Rower wreszcie odchudziłem poniżej 10kg. No i jest moc, prawdopodobnie dzięki nie za ciężkim kółkom. Na szosie w chwilę 40 na godz. Może to subiektywne odczucie, bo z powrotem nie mogłem już czegoś takiego zrobić :) Jakoś tak wiatr więcej wiał i rower taki cięższy jakiś.
Pojechałem pohasać do lasu i tam pomęczyć SID'a. Co mnie zdziwiło, choć przód lżejszy o jakieś 800 gram to już mi nie unosi przedniego koła przy nachyleniu terenu 15%. Dziwne, może po prostu poprawiła mi się technika.
Nad SID'em musze posiedzieć, bo przy mojej masie ugina się raptem w 60%. Na razie jest zbyt sztywny i na Torze lepiej mi się jeździło. Zobaczymy jak pogrzebie przy ciśnieniu.
Prędkość roweru wzrosła również obiektywnie. Porównałem wyniki z dwóch dni słonecznych z takim samym pulsem średnim i maksymalnym, przy podobnym przebiegu (różnica 1km na korzyść dnia z września) średnia była większa tym razem o 0,6km. Oba przebiegi w podobnej formie, gdyż z tego samego okresu (wrzesień-październik)
Przyszły części do tylnego koła. Dzień wolny, więc od rana zabieram się za zaplatanie kółek. Okazuje się jednak, że Bikestacja się nie popisała i zamiast obręczy na 32szprychy wysłali mi na 36 szprych ;/ Wnerwiony zakładam jedynie przednie koło i jadę zobaczyć jak to działa.
28szprych z przodu przy mojej wadze (69kg) zaplecione na słoneczko daje radę. Jest sztywne po tych kilku km. Jutro Tour De Kalonka więc prawdziwy test.
Jeszcze nie złozyłem tylnego, ale już wiem, że fajnie to wyjdzie. Zamknąłem się w 9 stówach a kółka będą ważyć razem 1530gram :)
Taki upgrade tylnej przerzutki.
Do pracy. A po na pocztę po odbiór przesyłki.
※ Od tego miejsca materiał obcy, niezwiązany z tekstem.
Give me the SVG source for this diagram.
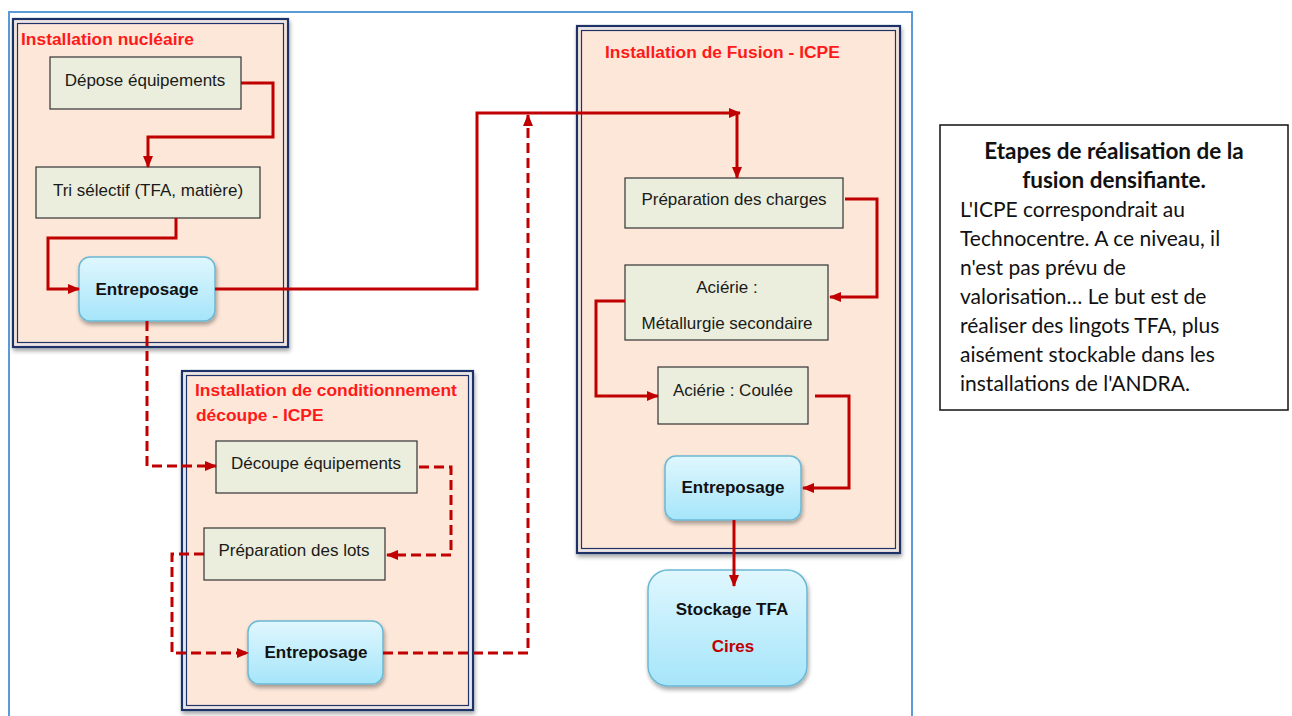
<svg xmlns="http://www.w3.org/2000/svg" width="1292" height="716" viewBox="0 0 1292 716">
<defs>
<linearGradient id="blue" x1="0" y1="0" x2="0" y2="1">
<stop offset="0" stop-color="#e0f7fe"/>
<stop offset="1" stop-color="#a5e5fa"/>
</linearGradient>
<filter id="sh" x="-10%" y="-10%" width="130%" height="130%">
<feGaussianBlur in="SourceAlpha" stdDeviation="2"/>
<feOffset dx="1" dy="3"/>
<feComponentTransfer><feFuncA type="linear" slope="0.35"/></feComponentTransfer>
<feMerge><feMergeNode/><feMergeNode in="SourceGraphic"/></feMerge>
</filter>
<marker id="ah" markerWidth="12" markerHeight="10" refX="11" refY="5" orient="auto" markerUnits="userSpaceOnUse">
<path d="M0,0 L12,5 L0,10 Z" fill="#c00000"/>
</marker>
</defs>
<style>
.frame{fill:none;stroke:#5b9bd5;stroke-width:2}
.cont{fill:#fde7d9;stroke:#1f3368;stroke-width:2.2}
.cgap{fill:none;stroke:#e4e6ef;stroke-width:1.6}
.cin{fill:none;stroke:#1f3368;stroke-width:1.2}
.box{fill:#ebeedc;stroke:#333;stroke-width:1.2}
.ent{fill:url(#blue);stroke:#6bb8d3;stroke-width:1.5}
.t{font-family:"Liberation Sans",Arial,sans-serif;font-size:17px;fill:#1a1a1a;text-anchor:middle}
.tb{font-family:"Liberation Sans",Arial,sans-serif;font-size:17px;font-weight:bold;fill:#111;text-anchor:middle}
.title{font-family:"Liberation Sans",Arial,sans-serif;font-size:17.4px;font-weight:bold;fill:#ff1a1a}
.c{fill:none;stroke:#c00000;stroke-width:3;marker-end:url(#ah)}
.d{stroke-dasharray:10,5}
.note{font-family:Lato,"Liberation Sans",sans-serif;font-size:21px;fill:#111}
.nb{font-size:22.5px;font-weight:bold;text-anchor:middle}
</style>
<rect class="frame" x="9" y="12" width="903" height="720"/>

<g id="installation-nucleaire">
<rect class="cont" x="13" y="19" width="275" height="328" filter="url(#sh)"/>
<rect class="cgap" x="15.5" y="21.5" width="270" height="323"/>
<rect class="cin" x="17.5" y="23.5" width="266" height="319"/>
<text class="title" x="21" y="45">Installation nucléaire</text>
</g>
<g id="installation-conditionnement">
<rect class="cont" x="182" y="371" width="291" height="339" filter="url(#sh)"/>
<rect class="cgap" x="184.5" y="373.5" width="286" height="334"/>
<rect class="cin" x="186.5" y="375.5" width="282" height="330"/>
<text class="title" x="195" y="396">Installation de conditionnement</text>
<text class="title" x="196" y="421">découpe - ICPE</text>
</g>
<g id="installation-fusion">
<rect class="cont" x="577" y="26" width="323" height="527" filter="url(#sh)"/>
<rect class="cgap" x="579.5" y="28.5" width="318" height="522"/>
<rect class="cin" x="581.5" y="30.5" width="314" height="518"/>
<text class="title" x="605" y="58">Installation de Fusion - ICPE</text>
</g>

<g id="depose">
<rect class="box" x="50" y="57" width="191" height="52"/>
<text class="t" x="145" y="86">Dépose équipements</text>
</g>
<g id="tri">
<rect class="box" x="36" y="167" width="224" height="51"/>
<text class="t" x="148" y="196">Tri sélectif (TFA, matière)</text>
</g>
<g id="entreposage1">
<rect class="ent" x="79" y="257" width="136" height="64" rx="11" filter="url(#sh)"/>
<text class="tb" x="147" y="295">Entreposage</text>
</g>
<g id="decoupe">
<rect class="box" x="216" y="441" width="201" height="52"/>
<text class="t" x="316" y="469">Découpe équipements</text>
</g>
<g id="preparation-lots">
<rect class="box" x="204" y="528" width="181" height="52"/>
<text class="t" x="294" y="556">Préparation des lots</text>
</g>
<g id="entreposage2">
<rect class="ent" x="248" y="621" width="135" height="63" rx="11" filter="url(#sh)"/>
<text class="tb" x="316" y="658">Entreposage</text>
</g>
<g id="preparation-charges">
<rect class="box" x="625" y="178" width="218" height="50"/>
<text class="t" x="734" y="205">Préparation des charges</text>
</g>
<g id="acierie-metallurgie">
<rect class="box" x="625" y="265" width="203" height="75"/>
<text class="t" x="727" y="293">Aciérie :</text>
<text class="t" x="727" y="329">Métallurgie secondaire</text>
</g>
<g id="acierie-coulee">
<rect class="box" x="658" y="367" width="150" height="57"/>
<text class="t" x="733" y="396">Aciérie : Coulée</text>
</g>
<g id="entreposage3">
<rect class="ent" x="665" y="456" width="136" height="64" rx="11" filter="url(#sh)"/>
<text class="tb" x="733" y="493">Entreposage</text>
</g>
<g id="stockage">
<rect class="ent" x="648" y="570" width="159" height="116" rx="20" filter="url(#sh)"/>
<text class="tb" x="732" y="615">Stockage TFA</text>
<text class="tb" x="733" y="652" style="fill:#c00000">Cires</text>
</g>

<g id="connectors">
<path class="c" d="M241,83 H273 V137 H148 V167"/>
<path class="c" d="M176,218 V238 H48 V289 H79"/>
<path class="c" d="M215,289 H477 V113 H740"/>
<path class="c" d="M737,113 V178"/>
<path class="c d" d="M147,321 V466 H216"/>
<path class="c d" d="M419,467 H451 V555 H387"/>
<path class="c d" d="M204,554 H172 V653 H248"/>
<path class="c d" d="M383,653 H528 V115"/>
<path class="c" d="M845,199 H877 V297 H830"/>
<path class="c" d="M625,301 H596 V396 H658"/>
<path class="c" d="M815,396 H849 V488 H803"/>
<path class="c" d="M734,520 V586"/>
</g>

<g id="note">
<rect x="940" y="125" width="348" height="285" fill="#fff" stroke="#111" stroke-width="1.5"/>
<text class="note nb" x="1114" y="159">Etapes de réalisation de la</text>
<text class="note nb" x="1114" y="188">fusion densifiante.</text>
<text class="note" x="960" y="217">L'ICPE correspondrait au</text>
<text class="note" x="960" y="246">Technocentre. A ce niveau, il</text>
<text class="note" x="960" y="275">n'est pas prévu de</text>
<text class="note" x="960" y="304">valorisation… Le but est de</text>
<text class="note" x="960" y="333">réaliser des lingots TFA, plus</text>
<text class="note" x="960" y="362">aisément stockable dans les</text>
<text class="note" x="960" y="391">installations de l'ANDRA.</text>
</g>
</svg>
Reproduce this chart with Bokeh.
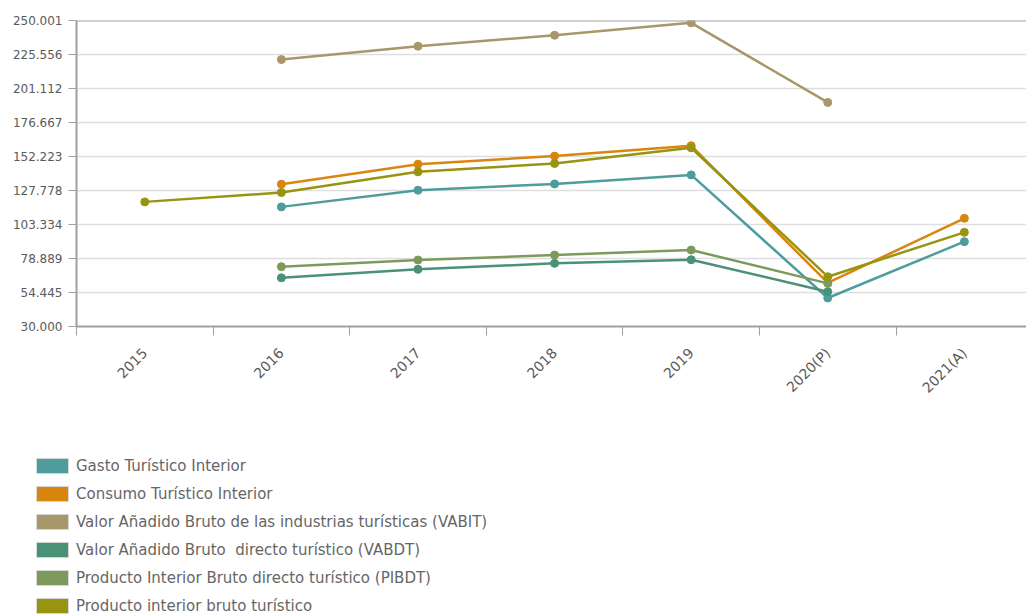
import math
from bokeh.plotting import figure
from bokeh.layouts import column
from bokeh.models import (Range1d, FixedTicker, Span, Legend, LegendItem,
                          ColumnDataSource)
from bokeh.embed import file_html
from bokeh.resources import INLINE

# Años de la serie
categories = ["2015", "2016", "2017", "2018", "2019", "2020(P)", "2021(A)"]

# Valores en millones de euros (NaN = sin dato)
nan = float("nan")
gasto_turistico_interior = [nan, 116000, 128000, 132500, 139000, 50500, 91000]
consumo_turistico_interior = [nan, 132300, 146700, 152500, 160000, 61300, 107800]
vabit = [nan, 221900, 231500, 239400, 248300, 191100, nan]
vabdt = [nan, 65000, 71100, 75400, 78000, 55000, nan]
pibdt = [nan, 73000, 77800, 81400, 85000, 61000, nan]
pib_turistico = [119600, 126300, 141200, 147200, 158500, 65800, 97700]

series_names = [
    "Gasto Turístico Interior",
    "Consumo Turístico Interior",
    "Valor Añadido Bruto de las industrias turísticas (VABIT)",
    "Valor Añadido Bruto  directo turístico (VABDT)",
    "Producto Interior Bruto directo turístico (PIBDT)",
    "Producto interior bruto turístico",
]
series_values = [gasto_turistico_interior, consumo_turistico_interior, vabit,
                 vabdt, pibdt, pib_turistico]
series_colors = ["#4f9c9c", "#d9860f", "#a8976a", "#4a9277", "#7d9a5c", "#979510"]

# Marcas del eje vertical y sus etiquetas
y_ticks = [30000, 54444.6, 78889.1, 103333.7, 127778.2, 152222.8,
           176667.3, 201111.9, 225556.4, 250001]
y_tick_labels = ["30.000", "54.445", "78.889", "103.334", "127.778",
                 "152.223", "176.667", "201.112", "225.556", "250.001"]

FONT = "DejaVu Sans"
TEXT = "#5a5a5a"
AXIS = "#a0a0a0"

x_idx = list(range(len(categories)))

p = figure(width=1026, height=420, output_backend="svg", toolbar_location=None,
           x_range=Range1d(-0.5, 6.455), y_range=Range1d(y_ticks[0], y_ticks[-1]),
           min_border_left=76, min_border_right=0, min_border_top=20,
           min_border_bottom=94)
p.frame_align = False
p.outline_line_color = None
p.background_fill_color = "white"
p.border_fill_color = "white"

# Eje X: etiquetas en el centro de cada año, marcas en los bordes
xa = p.xaxis[0]
xa.ticker = FixedTicker(ticks=x_idx, minor_ticks=[i - 0.5 for i in x_idx])
xa.major_label_overrides = {i: c for i, c in enumerate(categories)}
xa.major_label_orientation = math.pi / 4
xa.major_tick_line_color = None
xa.major_tick_out = 0
xa.minor_tick_out = 9
xa.minor_tick_in = 0
xa.minor_tick_line_color = AXIS
xa.minor_tick_line_width = 1
xa.axis_line_color = AXIS
xa.axis_line_width = 2
xa.major_label_text_font = FONT
xa.major_label_text_font_size = "14px"
xa.major_label_text_color = TEXT
xa.major_label_standoff = 15

ya = p.yaxis[0]
ya.ticker = FixedTicker(ticks=y_ticks)
ya.major_label_overrides = {t: s for t, s in zip(y_ticks, y_tick_labels)}
ya.major_tick_out = 8
ya.major_tick_in = 0
ya.major_tick_line_color = AXIS
ya.minor_tick_line_color = None
ya.axis_line_color = AXIS
ya.axis_line_width = 2
ya.major_label_text_font = FONT
ya.major_label_text_font_size = "12px"
ya.major_label_text_color = TEXT
ya.major_label_standoff = 6

p.xgrid.grid_line_color = None
p.ygrid.ticker = FixedTicker(ticks=y_ticks)
p.ygrid.grid_line_color = "#dedede"
p.ygrid.grid_line_width = 1.5

# Línea superior del área de trazado
p.add_layout(Span(location=y_ticks[-1], dimension="width",
                  line_color=AXIS, line_width=2))

for vals, col in zip(series_values, series_colors):
    src = ColumnDataSource(dict(x=x_idx, y=vals))
    p.line("x", "y", source=src, line_color=col, line_width=2.5)
    p.scatter("x", "y", source=src, size=8, fill_color=col, line_color=col)

# Leyenda en un panel propio bajo el gráfico
lg = figure(width=1026, height=196, output_backend="svg", toolbar_location=None,
            x_range=Range1d(0, 1), y_range=Range1d(0, 1),
            x_axis_location=None, y_axis_location=None,
            min_border=0, min_border_left=0, min_border_right=0,
            min_border_top=0, min_border_bottom=0)
lg.frame_align = False
lg.grid.visible = False
lg.outline_line_color = None
lg.border_fill_color = "white"

items = []
for name, col in zip(series_names, series_colors):
    sw = lg.quad(left=[nan], right=[nan], top=[nan], bottom=[nan],
                 fill_color=col, line_color="#d8d8d8", line_width=1)
    items.append(LegendItem(label=name, renderers=[sw]))

# Las muestras de área se dibujan al 80 % de la caja del glifo
legend = Legend(items=items, location=(32, 1), orientation="vertical",
                glyph_width=40, glyph_height=19, label_height=18,
                label_standoff=4, spacing=9, padding=0, margin=0,
                border_line_color=None, background_fill_alpha=0,
                label_text_font=FONT, label_text_font_size="15px",
                label_text_color="#666666")
lg.add_layout(legend, "center")

layout = column(p, lg, spacing=0)
open("out.html", "w").write(file_html(layout, INLINE))
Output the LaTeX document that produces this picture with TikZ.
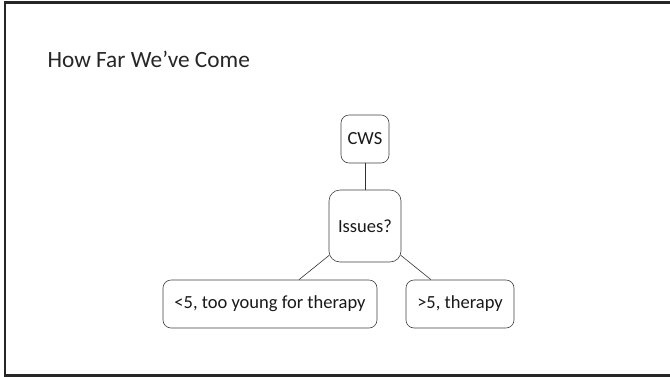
\documentclass[tikz,border=0pt]{standalone}
\usepackage{fontspec}
\setmainfont{Carlito}
\usetikzlibrary{calc}
\begin{document}
\begin{tikzpicture}[x=1pt,y=-1pt,
  box/.style={draw=black!75,line width=0.6pt,rounded corners=8pt,fill=white,inner sep=0pt,font=\fontsize{18.5}{22}\selectfont,text=black!90},
  link/.style={draw=black!80,line width=0.6pt}]
\useasboundingbox (0,0) rectangle (670,376);
\draw[line width=2.2pt,black!85] (672,2.5) -- (5,2.5) -- (5,375.5) -- (672,375.5);
\node[anchor=base west,font=\fontsize{23.3}{28}\selectfont,text=black!85] (title) at (44,67) {How Far We’ve Come};
\node[box,minimum width=48pt,minimum height=48pt] (cws) at (365,139) {CWS};
\node[box,minimum width=72pt,minimum height=72pt,rounded corners=11pt] (iss) at (365,226) {Issues?};
\node[box,minimum width=214pt,minimum height=48pt] (l) at (270,304) {<5, too young for therapy};
\node[box,minimum width=108pt,minimum height=48pt] (r) at (460,304) {>5, therapy};
\coordinate (il) at ($(iss.south west)+(0.5,-7)$);
\coordinate (ir) at ($(iss.south east)+(-0.5,-7)$);
\coordinate (lt) at ($(l.north)+(29,0)$);
\coordinate (rt) at ($(r.north)+(-29,0)$);
\draw[link] (cws.south) -- (iss.north);
\draw[link] (il) -- (lt);
\draw[link] (ir) -- (rt);
\end{tikzpicture}
\end{document}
Novatec NT-F742SB z zaciskiem
© inimicus
Novatec NT-F742SB bez zacisku
© inimicus
Taką premię w pracy dostałem, że udało się zakupić wszystko do tylnego koła. Może do końca tygodnia przyjdzie i od przyszłego jazda próbna na nowych niezbyt ciężkich kółkach.